As St Augustine said:

Forgiveness is the remission of sins. For it is by this that what has been lost, and was found, is saved from being lost again.

So, if you are estranged from someone you love, a son, a daughter or a parent – remember St Augustine’s words and forgive them, find what has been lost and save it from being lost again. If you don’t, one day it will be too late.

Friday, 28th September

28th September

Keyword for the day: Technology

I have my new IPhone 5 at long last.  I synced it, transferred all my contacts, registered my new nano sim card and waited … and waited ….All day it said: ‘No service’ on both my old and new phones. To be fair, Orange did say it would take between one and 24 hours for the new sim card to be switched on.  I was so impatient – I checked my new phone every few minutes all day to see if it had fired up. It finally sparked into life at six o’clock this evening.

I am a bit of a junkie for new technology.  I could have upgraded my IPhone 3GS six months ago, but wanted to wait until the new model came out. Holding the sleek and ultra-light new gadget in the palm of my hand, I thought back to my first mobile phone – I think I got it in 1995. It was an analogue model and all it did was make phone calls and send text messages. The screen was green and the text was black.

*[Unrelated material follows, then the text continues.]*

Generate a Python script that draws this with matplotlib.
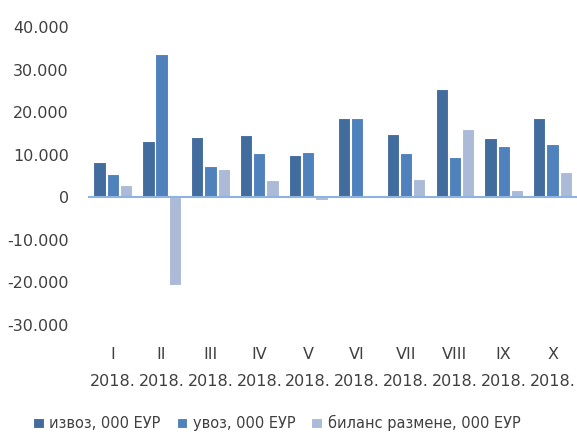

I can’t remember the model, but I know not many other people in my circle of friends and acquaintances had one.

Way back in 1972, Rob had a conversation with my grandad, who was an engineer.  He held up a box of Swan matches and said to Grandad, ‘one day people will be able to speak to each other all over the world on a phone only this big.’  To which my grandad replied, ‘not in my lifetime, lad, and probably not in yours, either.’

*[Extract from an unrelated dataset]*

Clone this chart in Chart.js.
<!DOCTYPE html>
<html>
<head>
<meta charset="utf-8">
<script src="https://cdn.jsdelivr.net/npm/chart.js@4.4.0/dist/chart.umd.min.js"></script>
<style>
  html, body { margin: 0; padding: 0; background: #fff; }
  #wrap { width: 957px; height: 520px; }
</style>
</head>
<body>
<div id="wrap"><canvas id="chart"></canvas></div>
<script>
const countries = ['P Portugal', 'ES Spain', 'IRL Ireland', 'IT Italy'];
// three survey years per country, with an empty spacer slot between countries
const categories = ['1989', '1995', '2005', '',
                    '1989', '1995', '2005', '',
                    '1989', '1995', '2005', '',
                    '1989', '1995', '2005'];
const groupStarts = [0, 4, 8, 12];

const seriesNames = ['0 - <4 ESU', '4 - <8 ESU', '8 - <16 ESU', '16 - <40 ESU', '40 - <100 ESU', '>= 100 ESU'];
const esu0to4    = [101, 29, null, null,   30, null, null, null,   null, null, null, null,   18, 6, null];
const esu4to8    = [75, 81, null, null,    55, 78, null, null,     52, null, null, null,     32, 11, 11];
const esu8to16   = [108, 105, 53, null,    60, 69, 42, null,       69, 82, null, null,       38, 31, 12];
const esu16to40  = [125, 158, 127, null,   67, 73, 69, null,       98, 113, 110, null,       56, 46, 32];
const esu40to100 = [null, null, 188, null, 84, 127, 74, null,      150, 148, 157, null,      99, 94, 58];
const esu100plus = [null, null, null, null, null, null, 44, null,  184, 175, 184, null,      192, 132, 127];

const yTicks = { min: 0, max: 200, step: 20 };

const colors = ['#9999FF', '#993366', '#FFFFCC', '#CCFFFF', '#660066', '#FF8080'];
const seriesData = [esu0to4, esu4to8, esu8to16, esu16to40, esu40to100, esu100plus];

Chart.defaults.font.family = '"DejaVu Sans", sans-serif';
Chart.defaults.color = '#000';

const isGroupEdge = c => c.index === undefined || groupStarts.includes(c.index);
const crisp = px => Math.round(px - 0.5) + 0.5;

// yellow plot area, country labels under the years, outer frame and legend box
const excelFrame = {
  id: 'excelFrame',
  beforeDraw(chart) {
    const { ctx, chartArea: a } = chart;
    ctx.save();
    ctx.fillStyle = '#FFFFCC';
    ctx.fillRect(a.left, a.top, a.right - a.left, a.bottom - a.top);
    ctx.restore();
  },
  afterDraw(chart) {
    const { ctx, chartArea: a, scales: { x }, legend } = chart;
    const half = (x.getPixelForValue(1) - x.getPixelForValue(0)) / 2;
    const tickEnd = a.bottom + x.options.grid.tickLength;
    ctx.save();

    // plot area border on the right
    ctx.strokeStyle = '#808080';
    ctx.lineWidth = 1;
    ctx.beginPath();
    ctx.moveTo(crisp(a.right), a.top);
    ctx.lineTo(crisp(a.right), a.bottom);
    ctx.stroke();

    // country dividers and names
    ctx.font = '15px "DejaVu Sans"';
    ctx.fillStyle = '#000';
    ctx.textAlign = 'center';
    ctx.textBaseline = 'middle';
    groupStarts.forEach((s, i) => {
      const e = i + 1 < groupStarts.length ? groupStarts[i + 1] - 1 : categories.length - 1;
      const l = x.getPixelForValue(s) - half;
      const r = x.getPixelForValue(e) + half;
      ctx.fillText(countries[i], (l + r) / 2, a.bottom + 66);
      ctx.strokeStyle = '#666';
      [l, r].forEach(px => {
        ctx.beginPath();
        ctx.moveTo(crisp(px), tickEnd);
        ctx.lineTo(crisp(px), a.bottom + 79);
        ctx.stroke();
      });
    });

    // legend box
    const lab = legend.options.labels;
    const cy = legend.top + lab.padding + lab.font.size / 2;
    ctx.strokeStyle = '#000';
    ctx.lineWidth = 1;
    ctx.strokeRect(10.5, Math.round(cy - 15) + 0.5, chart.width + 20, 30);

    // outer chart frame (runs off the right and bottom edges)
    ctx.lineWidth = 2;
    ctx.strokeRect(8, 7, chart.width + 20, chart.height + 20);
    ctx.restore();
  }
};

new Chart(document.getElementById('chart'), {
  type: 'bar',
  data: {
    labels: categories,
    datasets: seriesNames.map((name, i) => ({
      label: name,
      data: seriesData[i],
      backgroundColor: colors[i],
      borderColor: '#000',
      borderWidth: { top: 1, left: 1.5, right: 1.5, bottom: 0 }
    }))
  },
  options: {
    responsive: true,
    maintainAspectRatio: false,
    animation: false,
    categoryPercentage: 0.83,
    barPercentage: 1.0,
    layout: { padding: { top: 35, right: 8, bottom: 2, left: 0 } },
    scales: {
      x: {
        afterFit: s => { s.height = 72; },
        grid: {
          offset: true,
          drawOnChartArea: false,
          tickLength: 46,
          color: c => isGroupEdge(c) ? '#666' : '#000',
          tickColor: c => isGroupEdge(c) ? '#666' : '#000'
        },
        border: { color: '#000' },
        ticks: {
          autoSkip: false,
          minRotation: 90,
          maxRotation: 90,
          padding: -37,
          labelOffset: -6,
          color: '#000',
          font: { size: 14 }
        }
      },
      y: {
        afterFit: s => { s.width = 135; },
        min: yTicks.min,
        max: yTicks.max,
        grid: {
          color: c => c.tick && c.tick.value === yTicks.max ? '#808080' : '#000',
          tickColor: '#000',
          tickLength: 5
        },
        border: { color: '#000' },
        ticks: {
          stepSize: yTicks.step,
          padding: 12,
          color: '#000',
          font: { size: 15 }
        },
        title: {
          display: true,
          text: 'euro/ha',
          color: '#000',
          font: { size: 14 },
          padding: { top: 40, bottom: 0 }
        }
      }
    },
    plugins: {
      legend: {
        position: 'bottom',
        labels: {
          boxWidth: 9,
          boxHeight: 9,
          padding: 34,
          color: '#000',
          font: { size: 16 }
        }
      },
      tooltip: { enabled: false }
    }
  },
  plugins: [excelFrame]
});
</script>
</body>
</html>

Anyway, this is the extent of gadgets available to a technology junkie just 40 years ago:

  • A hand held Texas Instrument calculator. These cost an absolute fortune, as I recall.
  • An eight-track car stereo player. We did have one of these and a David Bowie cassette. Ziggy Stardust rocked in our little red Morris 1100 car, which was always breaking down.
  • A digital watch (you were really cool if you had one of these, which I did – a man’s black one)
  • A Polaroid Camera. We didn’t have one of these, but my parents in-law did. I hated it. I didn’t like having my photograph taken in those days, due to a distinct lack of hair, which is another story altogether!
  • A Fidelity Transistor Radio in a wooden case (this is exactly the model Rob bought me. We both had one.)
  • A reel to reel tape recorder. We have still got this up in the roof. We get it out periodically and laugh our heads of at at 17 year-old Rob singing ‘Hold your Head Up’ in a very drunken state.
  • A record player – or better still, a music centre – in your living room. We didn’t have a music centre until 1975. Mum and dad had a radiogram in the front room which played records.
  • A black and white portable TV in your bedroom.

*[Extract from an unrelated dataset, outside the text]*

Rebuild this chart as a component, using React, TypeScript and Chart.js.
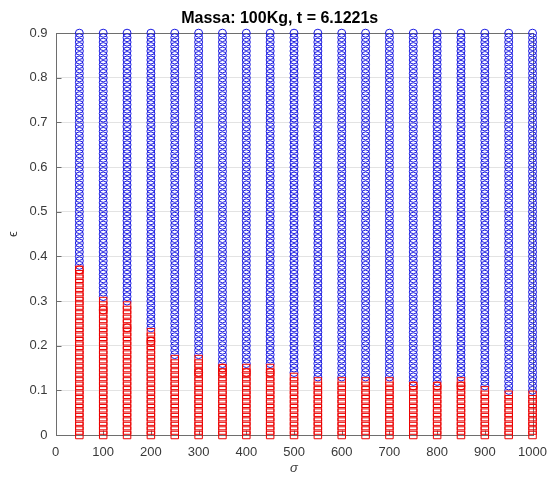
import React, { useEffect, useRef } from "react";
import { Chart, registerables } from "chart.js";

Chart.register(...registerables);

// σ values swept (one column of markers per value)
const sigmaValues = [50, 100, 150, 200, 250, 300, 350, 400, 450, 500, 550, 600, 650, 700, 750, 800, 850, 900, 950, 1000];
// ε sample grid, 0 .. 0.9 in steps of 0.01
const epsilonGrid = Array.from({ length: 91 }, (_, i) => i / 100);
// highest ε still marked with a red square, per σ
const redTop = [0.37, 0.30, 0.29, 0.23, 0.17, 0.17, 0.15, 0.15, 0.15, 0.13, 0.12, 0.12, 0.12, 0.12, 0.11, 0.11, 0.12, 0.10, 0.09, 0.09];
// lowest ε marked with a blue circle, per σ
const blueBottom = [0.38, 0.31, 0.30, 0.24, 0.18, 0.18, 0.16, 0.16, 0.16, 0.14, 0.13, 0.13, 0.13, 0.13, 0.12, 0.12, 0.13, 0.11, 0.10, 0.10];
// red circle markers
const markSigma = [50, 100, 150, 200, 300, 350, 350, 400, 450, 750, 800, 850];
const markEpsilon = [0.37, 0.28, 0.24, 0.21, 0.14, 0.15, 0.14, 0.14, 0.14, 0.11, 0.11, 0.11];

const xTicks = [0, 100, 200, 300, 400, 500, 600, 700, 800, 900, 1000];
const yTicks = [0, 0.1, 0.2, 0.3, 0.4, 0.5, 0.6, 0.7, 0.8, 0.9];

const titleText = "Massa: 100Kg, t = 6.1221s";
const FONT = "'Liberation Sans', Arial, Helvetica, sans-serif";

function buildPoints() {
  const red: { x: number; y: number }[] = [];
  const blue: { x: number; y: number }[] = [];
  sigmaValues.forEach((s, k) => {
    const top = Math.round(redTop[k] * 100);
    const bottom = Math.round(blueBottom[k] * 100);
    epsilonGrid.forEach((e) => {
      const h = Math.round(e * 100);
      if (h <= top) red.push({ x: s, y: e });
      if (h >= bottom) blue.push({ x: s, y: e });
    });
  });
  const marks = markSigma.map((s, i) => ({ x: s, y: markEpsilon[i] }));
  return { red, blue, marks };
}

const framePlugin = {
  id: "axesFrame",
  beforeDatasetsDraw(chart: any) {
    const { ctx, chartArea, scales } = chart;
    const l = Math.round(chartArea.left) + 0.5;
    const r = Math.round(chartArea.right) + 0.5;
    const t = Math.round(chartArea.top) + 0.5;
    const b = Math.round(chartArea.bottom) + 0.5;
    ctx.save();
    ctx.strokeStyle = "#6e6e6e";
    ctx.lineWidth = 1;
    ctx.strokeRect(l, t, r - l, b - t);
    ctx.beginPath();
    xTicks.forEach((v) => {
      const x = Math.round(scales.x.getPixelForValue(v)) + 0.5;
      ctx.moveTo(x, b);
      ctx.lineTo(x, b - 5);
    });
    yTicks.forEach((v) => {
      const y = Math.round(scales.y.getPixelForValue(v)) + 0.5;
      ctx.moveTo(l, y);
      ctx.lineTo(l + 5, y);
    });
    ctx.stroke();
    ctx.restore();
  },
};

export default function App() {
  const canvasRef = useRef<HTMLCanvasElement | null>(null);

  useEffect(() => {
    const canvas = canvasRef.current;
    if (!canvas) return;
    const { red, blue, marks } = buildPoints();
    const chart = new Chart(canvas, {
      type: "scatter",
      data: {
        datasets: [
          {
            label: "marked",
            data: marks,
            pointStyle: "circle",
            pointRadius: 4,
            borderWidth: 1,
            borderColor: "rgb(235,0,0)",
            backgroundColor: "rgba(0,0,0,0)",
            clip: false,
          },
          {
            label: "red",
            data: red,
            pointStyle: "rect",
            pointRadius: 5.3,
            borderWidth: 1,
            borderColor: "rgb(235,0,0)",
            backgroundColor: "rgba(0,0,0,0)",
            clip: false,
          },
          {
            label: "blue",
            data: blue,
            pointStyle: "circle",
            pointRadius: 4,
            borderWidth: 1,
            borderColor: "rgb(25,25,225)",
            backgroundColor: "rgba(0,0,0,0)",
            clip: false,
          },
        ],
      },
      options: {
        responsive: false,
        animation: false,
        events: [],
        layout: { padding: { left: 18, right: 15.5, top: 0, bottom: 0 } },
        plugins: {
          legend: { display: false },
          tooltip: { enabled: false },
          title: {
            display: true,
            text: titleText,
            color: "#000",
            font: { family: FONT, size: 16, weight: "bold" },
            padding: { top: 9, bottom: 5 },
          },
        },
        scales: {
          x: {
            type: "linear",
            min: 0,
            max: 1000,
            afterFit: (s: any) => {
              s.height = 48;
            },
            afterBuildTicks: (s: any) => {
              s.ticks = xTicks.map((v) => ({ value: v }));
            },
            ticks: {
              color: "#3a3a3a",
              font: { family: FONT, size: 13 },
              padding: 10,
              maxRotation: 0,
              autoSkip: false,
              callback: (v: any) => String(v),
            },
            grid: { display: false, drawTicks: false },
            border: { display: false },
            title: {
              display: true,
              text: "σ",
              color: "#3a3a3a",
              font: { family: FONT, size: 13, style: "italic" },
              padding: { top: 0, bottom: 7 },
            },
          },
          y: {
            type: "linear",
            min: 0,
            max: 0.9,
            afterFit: (s: any) => {
              s.width = 37.5;
            },
            afterBuildTicks: (s: any) => {
              s.ticks = yTicks.map((v) => ({ value: v }));
            },
            ticks: {
              color: "#3a3a3a",
              font: { family: FONT, size: 13 },
              padding: 8,
              autoSkip: false,
              callback: (v: any) => String(Math.round(v * 10) / 10),
            },
            grid: { color: "#e3e3e3", lineWidth: 1, drawTicks: false },
            border: { display: false },
            title: {
              display: true,
              text: "ϵ",
              color: "#3a3a3a",
              font: { family: FONT, size: 13 },
              padding: { top: -12.8, bottom: 0 },
            },
          },
        },
      },
      plugins: [framePlugin],
    });
    return () => chart.destroy();
  }, []);

  return (
    <div style={{ position: "fixed", left: 0, top: 0, width: 557, height: 483, background: "#fff" }}>
      <canvas ref={canvasRef} width={557} height={483} style={{ display: "block" }} />
    </div>
  );
}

I wonder what my grandad would have made of the IPhone 5?  What extraordinary leaps have been made in technology since 1972.

Tuesday, 25th September

Tuesday, 25th September

Keyword for the day: Seven

When I got to the madhouse (my daughter’s) this morning, I was met by a shouting son-in-law and a tearful grandson.  Despite it having taken him twenty minutes to put his socks on yesterday morning, he had apparently surpassed himself this morning and hadn’t put them on at all. Now that wouldn’t have mattered, had he (a) eaten his breakfast (b) cleaned his teeth and (c) found his book bag, coat and shoes – but he hadn’t.

‘It’s not fair,’ he sobbed, looking at me for sympathy. ‘Sophie gets everything done for her.’

‘Sophie’s only three years old,’ retaliated his dad. ‘For goodness sake, Tyler, you are seven years old. Surely you can remember to put your own socks on!’

On the way to school, we had a little chat and I told him that I could remember being seven and in trouble all the time.

‘But I do everything wrong, miss things out and forget things,’ he sniffed. ‘I’m always getting told off for it. I just can’t stop myself thinking about different things and then I forget what I’m doing.’

Hmm … not really much difference between Tyler and his granny then!